If professionalism is of such doubtful pedigree, why would SHELTER want to hassle with it?

The world professional is still a useful symbol for integrity and trustworthiness, expertise and knowledge and high standards of performance – which are qualities SHELTER strives for.

The Asia Pacific NGO Awards which had the theme: celebrating success. . .rewarding excellence which we won last year attests to SHELTER’s professionalism in the area of finance and donations. SHELTER has internal and external checks and balances to ensure that donations from the public do not go amiss.

However, in the area of expertise and standards, a lot of work needs to be done. SHELTER was started off 24 years ago by people with a big good heart but little or no experience in running children’s homes. That is probably the story of most indigenous NGOs. But after all these years, surely we must have learnt a thing or two, if not become experts in the game. Like every other organization, SHELTER constantly needs to improve to reduce the casualty rate.

Where results are concerned, while we have turned around many of our children, we have also failed a number of them. Do we really know what we are doing?

What needs to be done is for us to collate all the wisdom and learning acquired from 24 years’ experience, as well as mine the knowledge out there and set them out in guidelines and procedures so that we do not have to re-invent the wheel every few years and make the same mistakes. But equally important, in the process of setting out procedures, we establish standards and principles to guide the work to greater excellence. This is what people expect from professionals.

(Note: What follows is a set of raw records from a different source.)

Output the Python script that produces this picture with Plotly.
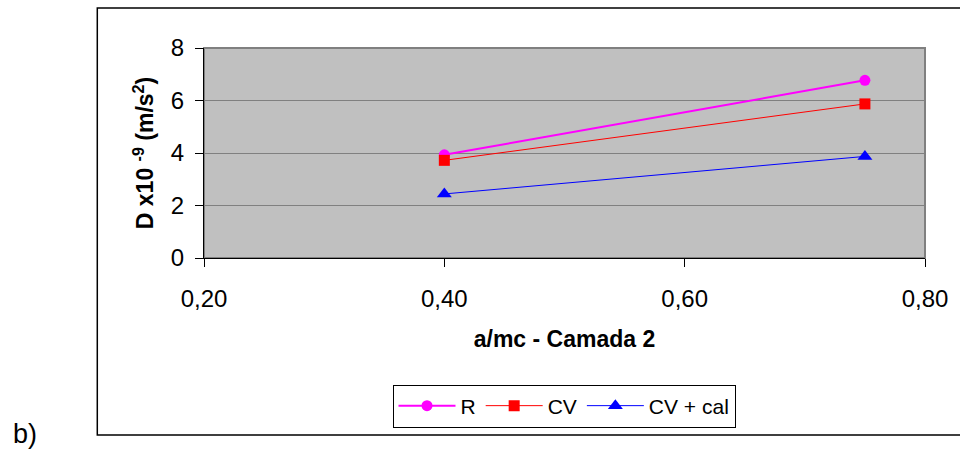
import plotly.graph_objects as go

x_vals = [0.40, 0.75]
r_vals = [3.93, 6.77]
cv_vals = [3.72, 5.87]
cvcal_vals = [2.44, 3.87]
series_names = ["R", "CV", "CV + cal"]

FONT = "Liberation Sans, Arial, sans-serif"

fig = go.Figure()
fig.add_trace(go.Scatter(x=x_vals, y=r_vals, name=series_names[0], mode="lines+markers",
                         line=dict(color="#FF00FF", width=2),
                         marker=dict(symbol="circle", size=11, color="#FF00FF")))
fig.add_trace(go.Scatter(x=x_vals, y=cv_vals, name=series_names[1], mode="lines+markers",
                         line=dict(color="#FF0000", width=1),
                         marker=dict(symbol="square", size=11, color="#FF0000")))
fig.add_trace(go.Scatter(x=x_vals, y=cvcal_vals, name=series_names[2], mode="lines+markers",
                         line=dict(color="#0000FF", width=1),
                         marker=dict(symbol="triangle-up", size=13, color="#0000FF")))

L, R, T, B = 204, 33, 48, 196
W, H = 960, 454
pw, ph = W - L - R, H - T - B

def px(xp):
    return (xp - L) / pw

def py(yp):
    return (H - B - yp) / ph

fig.update_layout(
    width=W, height=H,
    margin=dict(l=L, r=R, t=T, b=B, pad=0),
    paper_bgcolor="white",
    plot_bgcolor="#C0C0C0",
    separators=",.",
    font=dict(family=FONT, color="black", size=24),
    showlegend=True,
    legend=dict(orientation="h", x=px(565), xanchor="center", y=py(406), yanchor="middle",
                bordercolor="black", borderwidth=1, bgcolor="white",
                font=dict(size=21, family=FONT), itemwidth=57,
                tracegroupgap=0),
    xaxis=dict(range=[0.2, 0.8], tickvals=[0.2, 0.4, 0.6, 0.8], tickformat=".2f",
               showgrid=False, zeroline=False, showline=True, linecolor="black", linewidth=1,
               ticks="outside", ticklen=8, tickcolor="black", ticklabelstandoff=11,
               tickfont=dict(size=24, family=FONT),
               title=dict(text="<b>a/mc - Camada 2</b>", font=dict(size=23, family=FONT), standoff=20)),
    yaxis=dict(range=[0, 8], tickvals=[0, 2, 4, 6, 8],
               showgrid=True, gridcolor="#808080", gridwidth=1,
               zeroline=False, showline=True, linecolor="black", linewidth=1,
               ticks="outside", ticklen=8, tickcolor="black", ticklabelstandoff=6,
               tickfont=dict(size=24, family=FONT),
               title=dict(text="<b>D x10 <sup>-9</sup> (m/s<sup>2</sup>)</b>", font=dict(size=23, family=FONT), standoff=10)),
    shapes=[
        dict(type="rect", xref="paper", yref="paper", x0=0, x1=1, y0=0, y1=1,
             line=dict(color="#808080", width=2), layer="below"),
        dict(type="rect", xref="paper", yref="paper", x0=px(97), x1=px(975), y0=py(435), y1=py(8),
             line=dict(color="black", width=1.5), fillcolor="rgba(0,0,0,0)", layer="below"),
    ],
    annotations=[
        dict(text="b)", xref="paper", yref="paper", x=px(25), y=py(434),
             xanchor="center", yanchor="middle", showarrow=False,
             font=dict(size=27, family=FONT)),
    ],
)

fig.write_html("out.html")
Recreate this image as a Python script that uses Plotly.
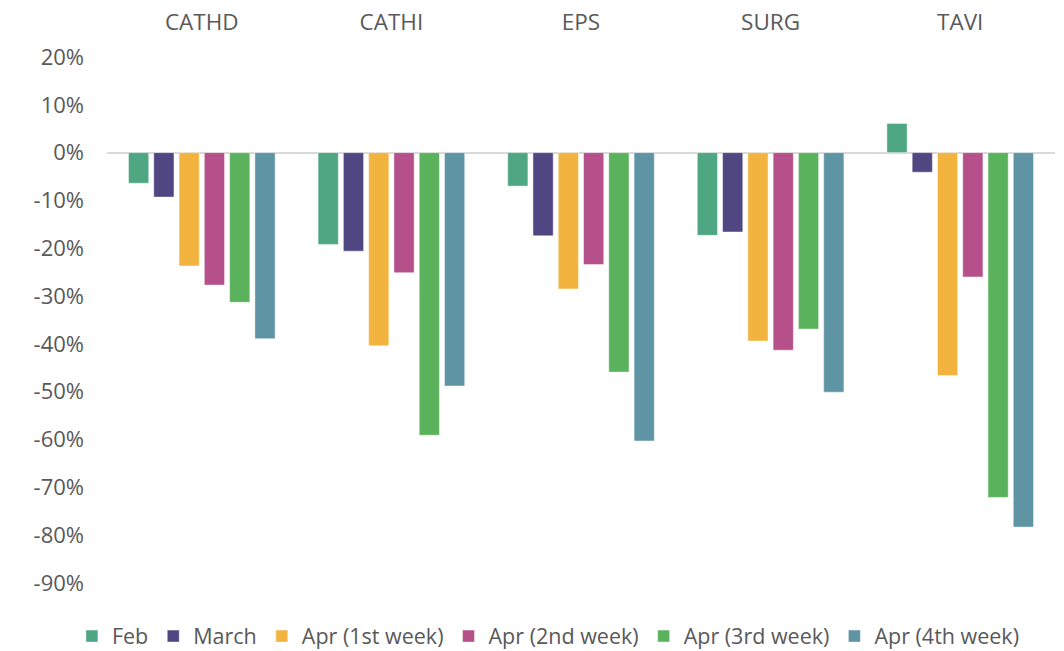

When I started in social work in a different organization almost 20 years ago, I found myself fumbling in the dark, even though that organization had been in the work for more than five years. I committed the most basic errors. Although there is no better teacher than the school of hard-knocks, I could have been saved not a few heartaches – mine and my clients’ and their families’ – if I had been led by the hand of established procedures and guidelines.

The days are over when the only requirement for full-time “social work” is a big heart. Full-time staff in our homes must have a good heart, but they must also be learners and learned. In other words, we must be professionals.

Our goal of acquiring ISO 9001 in the near future is a means towards this end. But SHELTER staff of the future will not just blindly follow procedures, but will have the initiative and self-motivation to understand and apply the principles of SHELTER’s work and become experts in the field.

At the same time, donors and supporters of NGOs should raise their expectations of the organizations to which they give. In these days of increasing fraud in society, when there is no more honour even among thieves, donors have to scrutinize appeals for donations more closely. In demanding accountability and good results from NGOs, donors help to improve professionalism and in that way, better serve society.